A personal experience of Kuta, Bali, Indonesia, 21 years after the first visit. About how tourism has gone terribly wrong and created a party that should have ended long ago.

The first time I visited Kuta was in 1995. I had been traveling around Asia for about four months when I arrived in Kuta. Kuta was the “place” where backpackers gathered, and it was where surfers from Australia came to ride the wild waves.

Even back then, it was popular to say that Kuta was spoiled and not authentic among backpackers. Yet, it still had a certain appeal for hanging out, meeting other travelers, eating European food, and, of course, partying.

No matter how much or how little I admit it, I have had some great parties in Kuta back in the days. I have slept on the beach and met and talked to many travelers there. Yes, I have many experiences and memories from Kuta.

Returning to Kuta

Fast forward to July 2016. My girlfriend, son, and I had been traveling around Singapore and Bali for nearly three weeks, and we just had to see Kuta. Or rather, I definitely wanted to revisit Kuta! I knew that I would probably feel like Kuta was no longer my kind of place, but I still wanted to see it again. So, we took a taxi from Seminyak, where we were staying, to Kuta to revisit the town.

I had imagined that Kuta would be much more touristy, much noisier, and there would be many more shops and everything in general. And all of that was true, and much more. It was overwhelmingly crowded with people, extremely noisy, and there was no way to escape it. Kuta offered no sanctuary where you could just walk into a quiet park – you were trapped in the noise.

If it were just the noise and the crowds that were the problem, I could have lived with that. But during our little trip to Kuta, you could almost smell the booze, the urine, and the vomit from the previous night’s parties. We saw several people who were clearly high from their drug intake, including tourists.

The feeling that best describes what I experienced was a sense that Kuta is a party that’s over. The party is over, and all that’s left are remnants of alcohol, vomit, and intoxicated partygoers who haven’t quite grasped that the party is over or, at the very least, should be over.

I don’t think the blame for this “hell” lies with the Balinese people, but rather with the ignorant tourists who show no respect for the local Balinese. Kuta was a party destination even in the ’90s, and with such large numbers of tourists who are there specifically to use drugs, drink, and engage in sexual activities, the inevitable has happened. The place has been completely ruined (which it was already on its way to in the ’90s), and who wouldn’t become indifferent to everything if all you experienced and saw revolved around sex, alcohol, and drugs?

Seminyak

Continuing from Kuta is Legian, and after that comes Seminyak, which can best be described as the “in-place” in the Kuta area. It has a completely different atmosphere than Kuta. While Kuta is mainly about cheap alcohol, parties, and cheap items in the stores, Seminyak is about fashion boutiques, design, and excellent restaurants.

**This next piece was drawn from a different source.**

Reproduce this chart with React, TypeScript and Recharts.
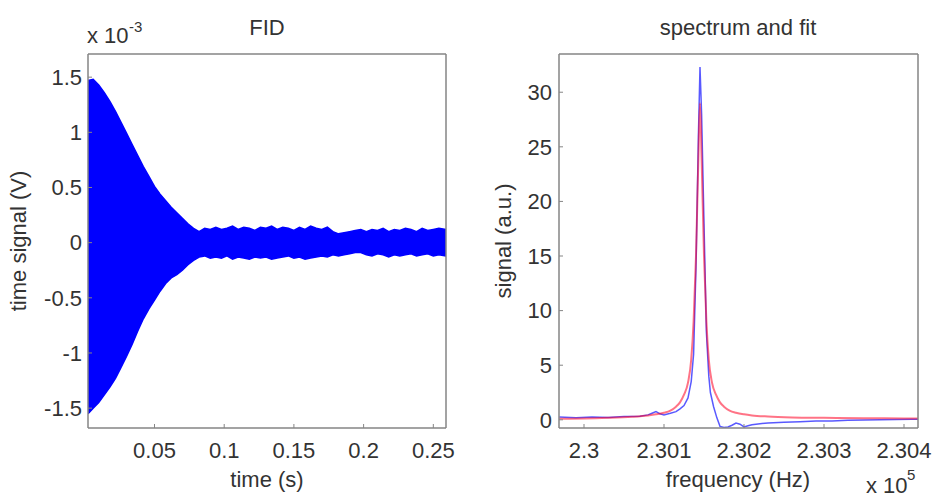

Seminyak has a much more relaxed and sophisticated atmosphere than Kuta. It’s also where you’ll find fantastic restaurants and trendy, imaginative fashion boutiques. In other words, Seminyak is the place for anyone who loves a more laid-back and “hip” atmosphere. Unfortunately, prices in Seminyak are higher than the rest of Bali, but I believe the quality justifies it.

For me, Seminyak was a much better experience than Kuta. Unfortunately, it also requires a different budget than when I traveled to Kuta in 1995. Regardless of the price level, Seminyak feels much more like a city that aligns with how I see the world today. It’s possible that it’s because I’ve gotten older, but I don’t think that’s the only reason. I believe the world has simply changed in the direction that Seminyak represents, and I have followed the same path.

In my view, it seems that Kuta has been overwhelmed by its success and has forgotten to take care of itself. Although Kuta has always been a tourist trap, there used to be a certain sense of the “Kuta spirit.” That spirit is completely gone now. I think the city became too focused on success and money and forgot its core.

What remains is a city like a nightclub where the party is over, but not all the guests have realized it yet.

This post is simply an expression of how I have experienced Kuta, and yes, it’s not positive. It’s possible that you have experienced or perceive Kuta completely differently, and perhaps I’m just an old grumpy man.